S 11.200,-- zuzüglich Provisionen von S 18.000,--, insgesamt daher von S 29.200,-- auswies, endete der Entgeltanspruch am 17. Juli 1988. Im Gegensatz dazu machten die vom Kläger während des Kranken- und Familiengeldbezuges erhaltenen Folgeprovisionen in den Monaten September bis Dezember 1988 und Februar bis Mai 1989 erheblich mehr aus als 50 % seines Entgeltanspruches. Eine allfällige Kenntnis der beklagten Partei über kollektivvertragliche Ansprüche eines Versicherungsangestellten im Außendienst auf Folgeprovisionen ist schon deshalb unbeachtlich, weil damit nichts darüber ausgesagt ist, ob der Kläger im Einzelfall solche Ansprüche noch hatte. Die beklagte Partei mußte auf Grund der genannten Bestätigung vielmehr davon ausgehen, daß der Kläger ab 18. Juli 1988 kein Entgelt und damit auch keine Provisionen mehr bezog. Nur wenn ein Leistungsempfänger aus besonderen Gründen annehmen durfte, daß die Meldung auf das Vorgehen des Versicherungsträgers keinen Einfluß haben würde, weil dieser etwa schon zum Ausdruck gebracht hat, daß er die zu meldende Tatsache für nicht erheblich halte oder wenn er schon ergänzende Erhebungen zu dem zu meldenden, ihm aber schon bekannten Sachverhalt veranlaßt hat, liegt eine schuldhafte Meldepflichtverletzung nicht vor, weil dem Leistungsempfänger in solchen Ausnahmefällen zuzubilligen ist, daß er seine Meldung für völlig bedeutungslos hält und er davon ausgehen darf, hiezu nicht mehr verpflichtet zu sein. Das bloße Wissen oder gar nur Vermuten, daß der zu meldende Sachverhalt dem Versicherungsträger schon bekannt ist, wird aber im allgemeinen auf sein Verschulden ohne Einfluß sein (SSV-NF 4/91; 10 Ob S 62/91).

Eine solche Ausnahme liegt hier nicht vor. Es bestanden aus der Sicht des Klägers keinerlei Anhaltspunkte dafür, daß der beklagten Partei der Bezug von Folgeprovisionen in einer die Hälfte des bisherigen Entgelts übersteigenden Höhe bekannt war, daß sie zum Ausdruck gebracht hat, diese Provisionen bereits zu kennen (wie im Fall der E 10 Ob S 62/91) oder schon ergänzende Erhebungen darüber eingeleitet hatte.
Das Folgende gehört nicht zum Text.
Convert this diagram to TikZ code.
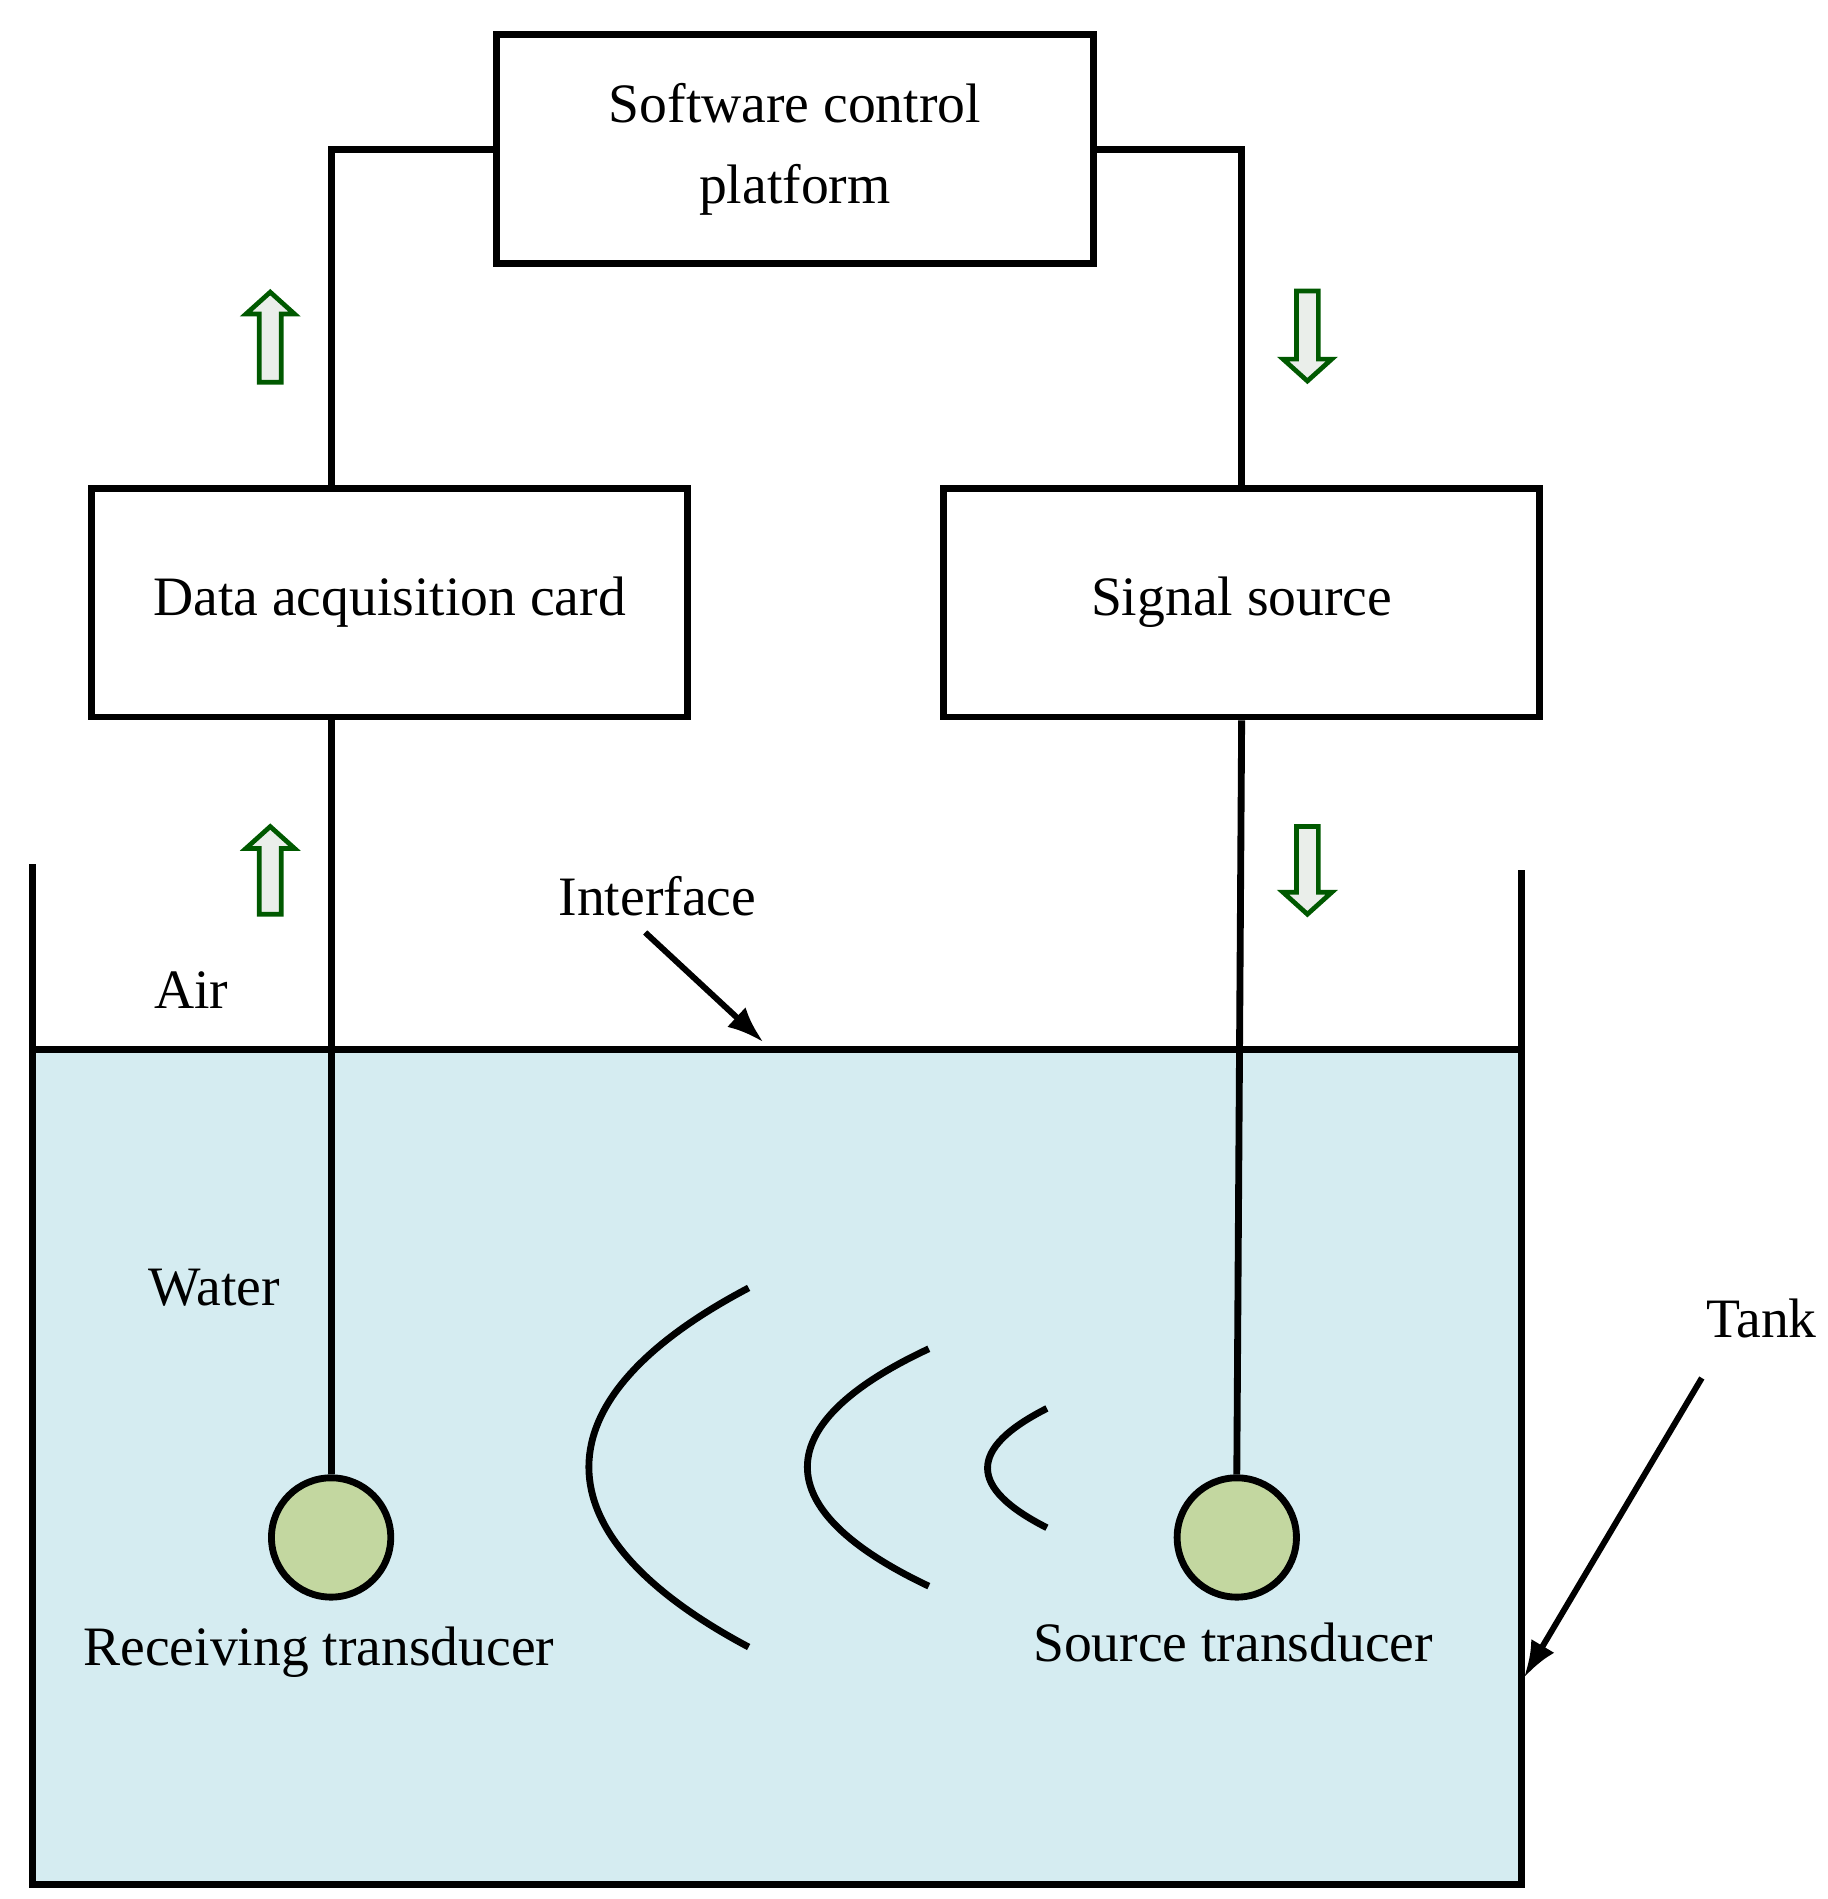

Daß dem Kläger die Art der Abrechnung der Sozialversicherungsbeiträge seitens seiner Dienstgeberin nicht bekannt war, kann ihn im Sinne der obigen Ausführungen nicht entschuldigen. Daher versagt auch der Hinweis auf die Gutgläubigkeit des Verbrauches dieser Beträge; wer schuldhaft Meldepflichten verletzt, kann sich nicht auf Gutgläubigkeit berufen. Vielmehr hätte der Kläger den Weiterbezug der Folgeprovisionen entgegen der Bestätigung, daß keine Bezüge mehr zu erwarten seien, der beklagten Partei melden müssen, wobei lediglich dahingestellt bleiben kann, ob der Weiterbezug von Folgeprovisionen schlechthin oder auch deren jeweilige Höhe monatlich zu melden gewesen wäre (in der E 10 Ob S 386/90 wurde die Meldung eines Ausgleichszulagenbeziehers, daß seine Einkünfte monatlichen Schwankungen unterliegen, für ausreichend angesehen, weil damit dem Versicherungsträger die Gelegenheit gegeben wurde, die Leistungen zunächst als Vorschüsse zu erbringen).

Der Kläger hat nach diesen Erwägungen den Überbezug an Kranken- und Familiengeld durch eine schuldhafte Verletzung der Meldevorschriften herbeigeführt, sodaß die beklagte Partei zur Rückforderung berechtigt ist, ohne daß weitere (andere) Rückforderungstatbestände geprüft werden müßten.

Der Revision war daher ein Erfolg zu versagen.

Die Kostenentscheidung beruht auf § 77 Abs 1 Z 2 lit b ASGG. Es entspricht der Billigkeit, dem Kläger die Hälfte seiner Revisionskosten zuzusprechen (SSV-NF 4/19, 4/84 uva).